Avec un bon encadrement et une bonne gestion du site, plusieurs parties de ces caves peuvent être développées pour le Tourisme. » Pour lui, le pays aurait tout à gagner en investissant dans la mise en place d’un parc naturel… qui rejoint d’ailleurs la demande de nombreux collectifs écocitoyens.
Affaire à suivre…
Pour rappel Roches-Noires l’inaccessible
Cela va faire plus de 15 ans depuis que des porteurs en tout genre font de l’œil à Roches-Noires. Petit bijou naturel du nord-est de l’île, il s’est retrouvé sous le feu des projecteurs en 2005 pour la construction de Roches-Noires Resorts and Residence Ltd comprenant la construction de deux hôtels, d’un terrain de golf, de chalets, d’une marina et d’un business park sur une étendue de 352 hectares de terre. À l’époque, c’est l’entreprise sud-africaine Elan Group qui décide d’investir en rachetant les terres avec les propriétaires mauriciens, Grand Lake Ltd, représenté par Fon Sing Group. En 2010, après que le projet a été vendu à un autre groupe d’investisseurs, une demande est faite pour vendre 90 hectares à des investisseurs locaux pour la construction d’un morcellement. La demande est rejetée. Puis, en avril 2012, enter le groupe chinois YIHE Group pour Island Summer Palace Ltd, projet IRS en trois phases : la première un hôtel ; une zone commerciale, une business zone, un Convention centre et une marina ; la deuxième un terrain de golf, des villas de golf et un club-house et ; troisièmement des low-side residential units, un retirement village et un education hub. Tout cela pour un total de Rs 44 milliards. Depuis, beaucoup d’eau a coulé sous les ponts, avec les promoteurs s’étant retrouvés dans de beaux draps financiers et récemment un nouveau promoteur français bien décidé à construire une ville intelligente au milieu d’un des sites géologiques d’une valeur inestimable.
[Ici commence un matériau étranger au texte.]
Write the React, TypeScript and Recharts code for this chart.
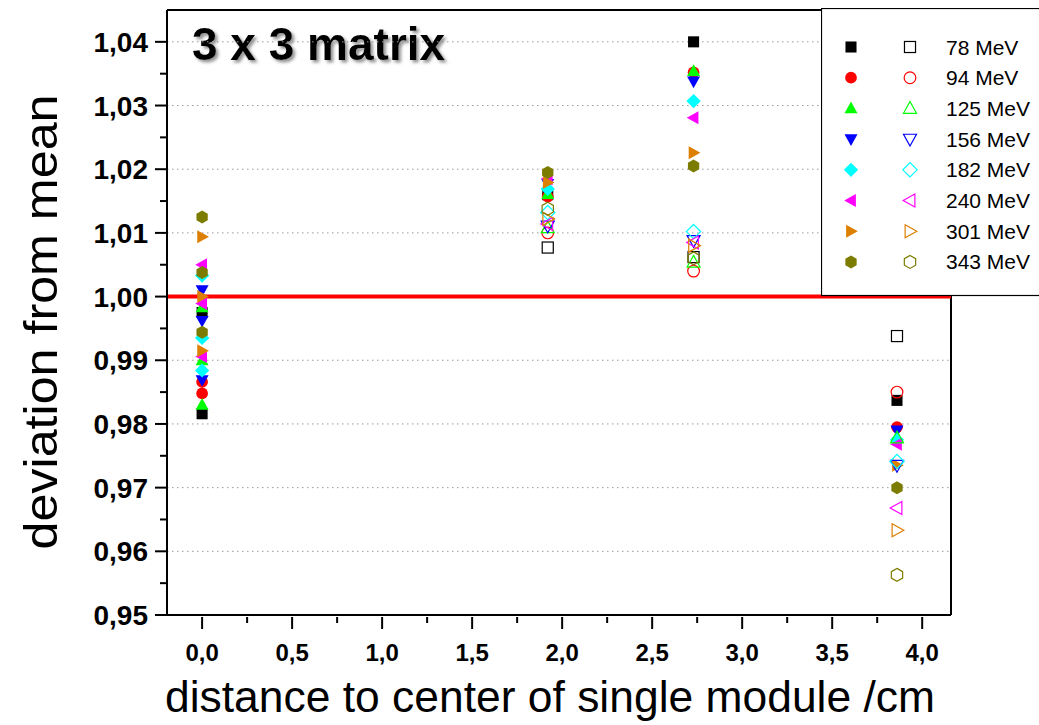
import React from "react";
import {
  ScatterChart,
  Scatter,
  XAxis,
  YAxis,
  ReferenceLine,
  Legend,
  Label,
} from "recharts";

// beam energies, marker colours and marker shapes, one entry per energy
const energies = ["78 MeV", "94 MeV", "125 MeV", "156 MeV", "182 MeV", "240 MeV", "301 MeV", "343 MeV"];
const colors = ["#000000", "#ff0000", "#00ff00", "#0000ff", "#00ffff", "#ff00ff", "#dd7f00", "#7c7c00"];
const shapes = ["square", "circle", "up", "down", "diamond", "left", "right", "hexagon"];

// measured positions (cm from the centre of the single module)
const positions = [0, 1.92, 2.73, 3.86];

// solid markers: readings at the centre (several per energy), then at 1.92, 2.73, 3.86 cm
const solidCentre = [
  [0.9816, 0.9975],
  [0.9848, 0.9866],
  [0.983, 0.9983, 0.99],
  [0.9869, 1.001, 0.9962],
  [0.9884, 1.0033, 0.9935],
  [1.005, 0.9989, 0.9906],
  [1.0094, 1.0, 0.9915],
  [1.0125, 1.0038, 0.9944],
];
const solidOuter = [
  [1.016, 1.04, 0.9837],
  [1.0157, 1.0352, 0.9795],
  [1.0161, 1.0354, 0.9779],
  [1.0177, 1.0338, 0.979],
  [1.0169, 1.0307, 0.9775],
  [1.0185, 1.0281, 0.9768],
  [1.0179, 1.0226, 0.9735],
  [1.0195, 1.0205, 0.97],
];
// open markers at 1.92, 2.73, 3.86 cm
const openOuter = [
  [1.0077, 1.0062, 0.9938],
  [1.01, 1.004, 0.985],
  [1.0108, 1.0054, 0.9778],
  [1.0111, 1.0088, 0.9735],
  [1.0132, 1.0102, 0.9741],
  [1.0114, 1.0085, 0.9668],
  [1.0122, 1.008, 0.9633],
  [1.0138, 1.006, 0.9563],
];

const yMajor = [0.95, 0.96, 0.97, 0.98, 0.99, 1.0, 1.01, 1.02, 1.03, 1.04];
const yTicks = [0.95, 0.955, 0.96, 0.965, 0.97, 0.975, 0.98, 0.985, 0.99, 0.995, 1.0, 1.005, 1.01, 1.015, 1.02, 1.025, 1.03, 1.035, 1.04];
const xTicks = [0, 0.25, 0.5, 0.75, 1, 1.25, 1.5, 1.75, 2, 2.25, 2.5, 2.75, 3, 3.25, 3.5, 3.75, 4];

const xDomain: [number, number] = [-0.195, 4.16];
const yDomain: [number, number] = [0.95, 1.045];

const FONT = "'Liberation Sans', Arial, sans-serif";

function Marker({ cx, cy, shape, color, solid, s = 6.5 }: any) {
  const fill = solid ? color : "none";
  const stroke = color;
  const sw = solid ? 0 : 1.2;
  const common = { fill, stroke, strokeWidth: sw };
  const pts = (arr: number[][]) => arr.map((p) => `${cx + p[0]},${cy + p[1]}`).join(" ");
  switch (shape) {
    case "square":
      return <rect x={cx - s * 0.85} y={cy - s * 0.85} width={s * 1.7} height={s * 1.7} {...common} />;
    case "circle":
      return <circle cx={cx} cy={cy} r={s * 0.9} {...common} />;
    case "up":
      return <polygon points={pts([[0, -s * 1.05], [s, s * 0.75], [-s, s * 0.75]])} {...common} />;
    case "down":
      return <polygon points={pts([[0, s * 1.05], [s, -s * 0.75], [-s, -s * 0.75]])} {...common} />;
    case "diamond":
      return <polygon points={pts([[0, -s * 1.1], [s * 1.1, 0], [0, s * 1.1], [-s * 1.1, 0]])} {...common} />;
    case "left":
      return <polygon points={pts([[-s * 1.05, 0], [s * 0.75, -s], [s * 0.75, s]])} {...common} />;
    case "right":
      return <polygon points={pts([[s * 1.05, 0], [-s * 0.75, -s], [-s * 0.75, s]])} {...common} />;
    default: {
      const h = s * 1.0;
      return (
        <polygon
          points={pts([[0, -h], [h * 0.87, -h / 2], [h * 0.87, h / 2], [0, h], [-h * 0.87, h / 2], [-h * 0.87, -h / 2]])}
          {...common}
        />
      );
    }
  }
}

const fmt = (v: number, d: number) => v.toFixed(d).replace(".", ",");

function YTick({ x, y, payload }: any) {
  const v = payload.value;
  const major = Math.abs(v * 100 - Math.round(v * 100)) < 1e-6;
  return (
    <g>
      <line x1={x - (major ? 12 : 7)} x2={x} y1={y} y2={y} stroke="#000" strokeWidth={2} />
      {major && (
        <text x={x - 19} y={y + 10} textAnchor="end" fontFamily={FONT} fontWeight="bold" fontSize={28} fill="#000">
          {fmt(v, 2)}
        </text>
      )}
    </g>
  );
}

function XTick({ x, y, payload }: any) {
  const v = payload.value;
  const major = Math.abs(v * 2 - Math.round(v * 2)) < 1e-6;
  return (
    <g>
      <line x1={x} x2={x} y1={y + 2} y2={y + (major ? 14 : 8)} stroke="#000" strokeWidth={2} />
      {major && (
        <text x={x} y={y + 46} textAnchor="middle" fontFamily={FONT} fontWeight="bold" fontSize={24} fill="#000">
          {fmt(v, 1)}
        </text>
      )}
    </g>
  );
}

function EnergyLegend() {
  return (
    <svg width={218} height={290} style={{ display: "block" }}>
      <rect x={0.5} y={0.5} width={230} height={287} fill="#fff" stroke="#000" strokeWidth={1.2} />
      {energies.map((e, i) => {
        const cy = 39 + i * 30.7;
        return (
          <g key={e}>
            <Marker cx={30} cy={cy} shape={shapes[i]} color={colors[i]} solid />
            <Marker cx={89} cy={cy} shape={shapes[i]} color={colors[i]} solid={false} />
            <text x={125} y={cy + 7.5} fontFamily={FONT} fontSize={21} fill="#000">
              {e}
            </text>
          </g>
        );
      })}
    </svg>
  );
}

export default function App() {
  const solidSeries = energies.map((_, i) => [
    ...solidCentre[i].map((y) => ({ x: positions[0], y })),
    ...solidOuter[i].map((y, j) => ({ x: positions[j + 1], y })),
  ]);
  const openSeries = energies.map((_, i) => openOuter[i].map((y, j) => ({ x: positions[j + 1], y })));

  return (
    <div style={{ position: "absolute", left: 0, top: 0, width: 1039, height: 725, overflow: "hidden", background: "#fff" }}>
      <ScatterChart width={1039} height={725} margin={{ top: 10, right: 88, bottom: 50, left: 0 }}>
        <defs>
          <filter id="titleShadow" x="-10%" y="-30%" width="130%" height="170%">
            <feDropShadow dx="2.5" dy="2.5" stdDeviation="1.5" floodColor="#777" floodOpacity="0.8" />
          </filter>
        </defs>
        <XAxis
          type="number"
          dataKey="x"
          domain={xDomain}
          ticks={xTicks}
          interval={0}
          allowDataOverflow
          height={60}
          tickSize={0}
          tickMargin={0}
          tickLine={false}
          tick={<XTick />}
          axisLine={{ stroke: "#000", strokeWidth: 2 }}
        >
          <Label
            content={() => (
              <text x={550} y={712} textAnchor="middle" fontFamily={FONT} fontSize={44} textLength={770} lengthAdjust="spacingAndGlyphs" fill="#000">
                distance to center of single module /cm
              </text>
            )}
          />
        </XAxis>
        <YAxis
          type="number"
          dataKey="y"
          domain={yDomain}
          ticks={yTicks}
          interval={0}
          allowDataOverflow
          width={167}
          tickSize={0}
          tickMargin={0}
          tickLine={false}
          tick={<YTick />}
          axisLine={{ stroke: "#000", strokeWidth: 2 }}
        >
          <Label
            content={() => (
              <text
                x={57}
                y={322}
                transform="rotate(-90 57 322)"
                textAnchor="middle"
                fontFamily={FONT}
                fontSize={46}
                textLength={455}
                lengthAdjust="spacingAndGlyphs"
                fill="#000"
              >
                deviation from mean
              </text>
            )}
          />
        </YAxis>
        {yMajor
          .filter((v) => v !== 0.95 && v !== 1.0)
          .map((v) => (
            <ReferenceLine key={v} y={v} stroke="#9a9a9a" strokeWidth={1} strokeDasharray="1.5 3.5" />
          ))}
        <ReferenceLine y={yDomain[1]} stroke="#000" strokeWidth={2} />
        <ReferenceLine x={xDomain[1]} stroke="#000" strokeWidth={2} />
        <ReferenceLine y={1.0} stroke="#ff0000" strokeWidth={4} />
        {energies.map((e, i) => (
          <Scatter
            key={"s" + e}
            name={e}
            data={solidSeries[i]}
            isAnimationActive={false}
            shape={(p: any) => <Marker cx={p.cx} cy={p.cy} shape={shapes[i]} color={colors[i]} solid />}
          />
        ))}
        {energies.map((e, i) => (
          <Scatter
            key={"o" + e}
            name={e + " open"}
            data={openSeries[i]}
            isAnimationActive={false}
            shape={(p: any) => <Marker cx={p.cx} cy={p.cy} shape={shapes[i]} color={colors[i]} solid={false} />}
          />
        ))}
        <Legend
          layout="vertical"
          align="center"
          verticalAlign="middle"
          content={() => <EnergyLegend />}
          wrapperStyle={{ position: "absolute", left: 821, top: 8, width: 218, height: 290 }}
        />
        <text x={192} y={60} fontFamily={FONT} fontWeight="bold" fontSize={46} fill="#000" filter="url(#titleShadow)">
          3 x 3 matrix
        </text>
      </ScatterChart>
    </div>
  );
}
Quand l’université de La Réunion s’intéressait à « l’île Maurice, un volcan oublié »
Rares sont ceux qui se souviennent de leurs leçons d’EVS et du mythique Atlas que tous les enfants trimballaient dans leur sac. Et pourtant, cette connaissance géologique de l’île, qui est restée dans les pupitres des salles de classe du primaire, est essentielle. Dans un documentaire de l’université de La Réunion réalisé en 2006, intitulé « L’île Maurice, un volcan oublié », l’on parle de ces richesses géologiques et géographiques oubliées du grand public et des autorités. « Le troisième travail sur les volcans de l’océan Indien a amené l’équipe de tournage du Centre Multimédia sur le territoire mauricien à la recherche des quelques traces résiduelles d’une activité volcanique aujourd’hui disparue. Ce film décrit comment la population mauricienne vit un quotidien complètement en marge de l’histoire géologique de son île, à tel point que, très probablement, une partie non négligeable de la population locale oublie qu’un jour, l’île Maurice, aujourd’hui totalement tournée vers la mer, ait pu être un volcan en furie. En résumé, que reste-t-il du volcan mauricien? Comment l’homme vie cette réalité? Tels sont les enjeux de ce documentaire. Autant qu’une description purement physique de ces structures, les réalisateurs se sont attachés à mieux faire comprendre comment, sur des terres qui furent un jour totalement inhospitalières, les hommes peuvent maintenant prospérer sur une terre généreuse », est indiquée sous la vidéo disponible sur YouTube et qui parle notamment du fameux volcan L’Escalier.